==== DATA SEGMENT ====
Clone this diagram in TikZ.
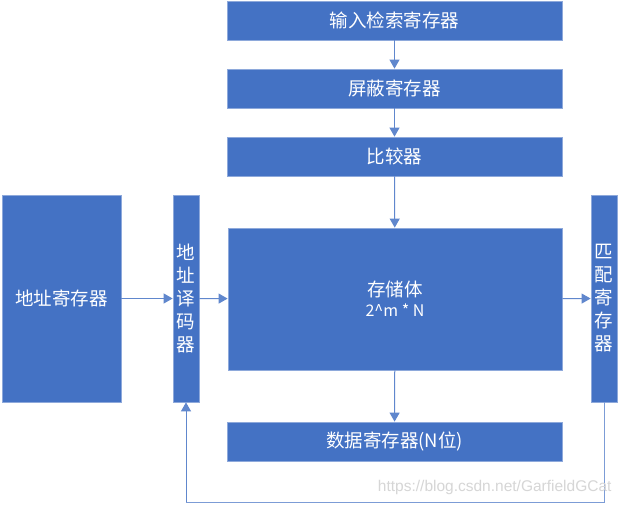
\documentclass[tikz,border=0pt]{standalone}
\usepackage{fontspec}
\setmainfont{Noto Sans CJK SC}
\newfontfamily\wmfont{Liberation Sans}
\usetikzlibrary{arrows.meta}
\definecolor{boxblue}{HTML}{4472C4}
\definecolor{boxedge}{HTML}{8EA9DB}
\definecolor{wmgray}{HTML}{D6D6D6}
\begin{document}
\begin{tikzpicture}[x=1pt,y=-1pt,
  blk/.style={fill=boxblue,draw=boxedge,line width=0.8pt,text=white,font=\fontsize{18.5}{23}\selectfont,inner sep=0pt,align=center},
  conn/.style={draw=boxblue!85!white,line width=1pt,-{Triangle[width=10pt,length=9pt]}},
  plain/.style={draw=boxblue!70!white,line width=1pt}]
\useasboundingbox[fill=white] (0,0) rectangle (626,505);
% top chain
\node[blk,minimum width=335,minimum height=39] (in) at (394.5,20.5) {输入检索寄存器};
\node[blk,minimum width=335,minimum height=39] (mask) at (394.5,88.5) {屏蔽寄存器};
\node[blk,minimum width=335,minimum height=39] (cmp) at (394.5,156.5) {比较器};
% storage
\node[blk,minimum width=334,minimum height=142] (mem) at (395,299) {存储体\\[-3pt]{\fontsize{16}{18}\selectfont 2\textasciicircum m * N}};
% left
\node[blk,minimum width=119,minimum height=207] (addr) at (61.5,298.5) {地址寄存器};
\node[blk,minimum width=26,minimum height=207] (dec) at (186,298.5) {地\\址\\译\\码\\器};
% right
\node[blk,minimum width=26,minimum height=207] (match) at (604,298.5) {匹\\配\\寄\\存\\器};
% data
\node[blk,minimum width=335,minimum height=39] (data) at (394.5,441.5) {数据寄存器(N位)};
% arrows
\draw[conn] (in) -- (mask);
\draw[conn] (mask) -- (cmp);
\draw[conn] (cmp) -- (mem);
\draw[conn] (mem) -- (data);
\draw[conn] (addr) -- (dec);
\draw[conn] (dec) -- (mem);
\draw[conn] (mem) -- (match);
% feedback
\coordinate (c1) at (604,502);
\coordinate (c2) at (186,502);
\draw[plain] (match.south) -- (c1) -- (c2);
\draw[conn] (c2) -- (dec.south);
% watermark
\node[text=wmgray,font=\wmfont\fontsize{15.5}{17}\selectfont,anchor=east] (wm) at (615,487) {https://blog.csdn.net/GarfieldGCat};
\end{tikzpicture}
\end{document}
====
WHAT YOU WILL DO.
Without the pictures, write out all of the material exactly.

EXERCISE SOLUTION.
Clone this diagram in TikZ.
\documentclass[tikz,border=0pt]{standalone}
\usepackage{fontspec}
\setmainfont{Noto Sans CJK SC}
\newfontfamily\wmfont{Liberation Sans}
\usetikzlibrary{arrows.meta}
\definecolor{boxblue}{HTML}{4472C4}
\definecolor{boxedge}{HTML}{8EA9DB}
\definecolor{wmgray}{HTML}{D6D6D6}
\begin{document}
\begin{tikzpicture}[x=1pt,y=-1pt,
  blk/.style={fill=boxblue,draw=boxedge,line width=0.8pt,text=white,font=\fontsize{18.5}{23}\selectfont,inner sep=0pt,align=center},
  conn/.style={draw=boxblue!85!white,line width=1pt,-{Triangle[width=10pt,length=9pt]}},
  plain/.style={draw=boxblue!70!white,line width=1pt}]
\useasboundingbox[fill=white] (0,0) rectangle (626,505);
% top chain
\node[blk,minimum width=335,minimum height=39] (in) at (394.5,20.5) {输入检索寄存器};
\node[blk,minimum width=335,minimum height=39] (mask) at (394.5,88.5) {屏蔽寄存器};
\node[blk,minimum width=335,minimum height=39] (cmp) at (394.5,156.5) {比较器};
% storage
\node[blk,minimum width=334,minimum height=142] (mem) at (395,299) {存储体\\[-3pt]{\fontsize{16}{18}\selectfont 2\textasciicircum m * N}};
% left
\node[blk,minimum width=119,minimum height=207] (addr) at (61.5,298.5) {地址寄存器};
\node[blk,minimum width=26,minimum height=207] (dec) at (186,298.5) {地\\址\\译\\码\\器};
% right
\node[blk,minimum width=26,minimum height=207] (match) at (604,298.5) {匹\\配\\寄\\存\\器};
% data
\node[blk,minimum width=335,minimum height=39] (data) at (394.5,441.5) {数据寄存器(N位)};
% arrows
\draw[conn] (in) -- (mask);
\draw[conn] (mask) -- (cmp);
\draw[conn] (cmp) -- (mem);
\draw[conn] (mem) -- (data);
\draw[conn] (addr) -- (dec);
\draw[conn] (dec) -- (mem);
\draw[conn] (mem) -- (match);
% feedback
\coordinate (c1) at (604,502);
\coordinate (c2) at (186,502);
\draw[plain] (match.south) -- (c1) -- (c2);
\draw[conn] (c2) -- (dec.south);
% watermark
\node[text=wmgray,font=\wmfont\fontsize{15.5}{17}\selectfont,anchor=east] (wm) at (615,487) {https://blog.csdn.net/GarfieldGCat};
\end{tikzpicture}
\end{document}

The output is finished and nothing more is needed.